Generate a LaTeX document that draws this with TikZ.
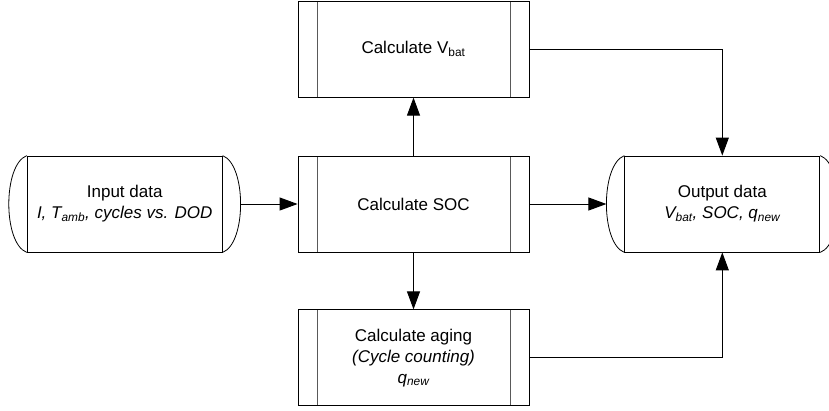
\documentclass[tikz,border=0pt]{standalone}
\usepackage{fontspec}
\setmainfont{Liberation Sans}
\usetikzlibrary{arrows.meta, positioning}

\begin{document}
\begin{tikzpicture}[
    x=1pt, y=-1pt,
    font=\fontsize{17}{21}\selectfont,
    procbox/.style={draw, line width=0.8pt, align=center, minimum width=231pt, minimum height=96pt,
        path picture={
            \draw[gray!70!black, line width=0.8pt]
                ([xshift=19pt]path picture bounding box.north west) -- ([xshift=19pt]path picture bounding box.south west)
                ([xshift=-19pt]path picture bounding box.north east) -- ([xshift=-19pt]path picture bounding box.south east);
        }},
    databox/.style={draw, line width=0.8pt, align=center, minimum width=195pt, minimum height=96pt},
    arrow/.style={-{Triangle[length=18pt, width=13pt]}, line width=1pt}
]
\useasboundingbox (0,0) rectangle (829,410);

\node[procbox] (soc) at (413.5,204) {Calculate SOC};
\node[procbox, above=58pt of soc] (vbat) {Calculate V\textsubscript{bat}};
\node[procbox, below=57pt of soc] (aging) {Calculate aging\\\textit{(Cycle counting)}\\\textit{q\textsubscript{new}}};
\node[databox, left=75pt of soc] (input) {Input data\\\textit{I, T\textsubscript{amb}, cycles vs. DOD}};
\node[databox, right=95pt of soc] (output) {Output data\\\textit{V\textsubscript{bat}, SOC, q\textsubscript{new}}};

% curved ends of the data boxes
\foreach \n in {input, output} {
    \draw[line width=0.8pt] (\n.north west) .. controls +(-24,9) and +(-24,-9) .. (\n.south west)
        (\n.north east) .. controls +(24,9) and +(24,-9) .. (\n.south east);
}

\draw[arrow] ([xshift=18pt]input.east) -- (soc.west);
\draw[arrow] (soc.east) -- ([xshift=-18pt]output.west);
\draw[arrow] (soc.north) -- (vbat.south);
\draw[arrow] (soc.south) -- (aging.north);
\draw[arrow] (vbat.east) -| (output.north);
\draw[arrow] (aging.east) -| (output.south);

\end{tikzpicture}
\end{document}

*****

* [Set problem] Write out each line of the listing above, exactly, from its first line to the line holding "(0,0) rectangle (829,410);", inclusive. Skip the pictures.

* [Worked solution]
Generate a LaTeX document that draws this with TikZ.
\documentclass[tikz,border=0pt]{standalone}
\usepackage{fontspec}
\setmainfont{Liberation Sans}
\usetikzlibrary{arrows.meta, positioning}

\begin{document}
\begin{tikzpicture}[
    x=1pt, y=-1pt,
    font=\fontsize{17}{21}\selectfont,
    procbox/.style={draw, line width=0.8pt, align=center, minimum width=231pt, minimum height=96pt,
        path picture={
            \draw[gray!70!black, line width=0.8pt]
                ([xshift=19pt]path picture bounding box.north west) -- ([xshift=19pt]path picture bounding box.south west)
                ([xshift=-19pt]path picture bounding box.north east) -- ([xshift=-19pt]path picture bounding box.south east);
        }},
    databox/.style={draw, line width=0.8pt, align=center, minimum width=195pt, minimum height=96pt},
    arrow/.style={-{Triangle[length=18pt, width=13pt]}, line width=1pt}
]
\useasboundingbox (0,0) rectangle (829,410);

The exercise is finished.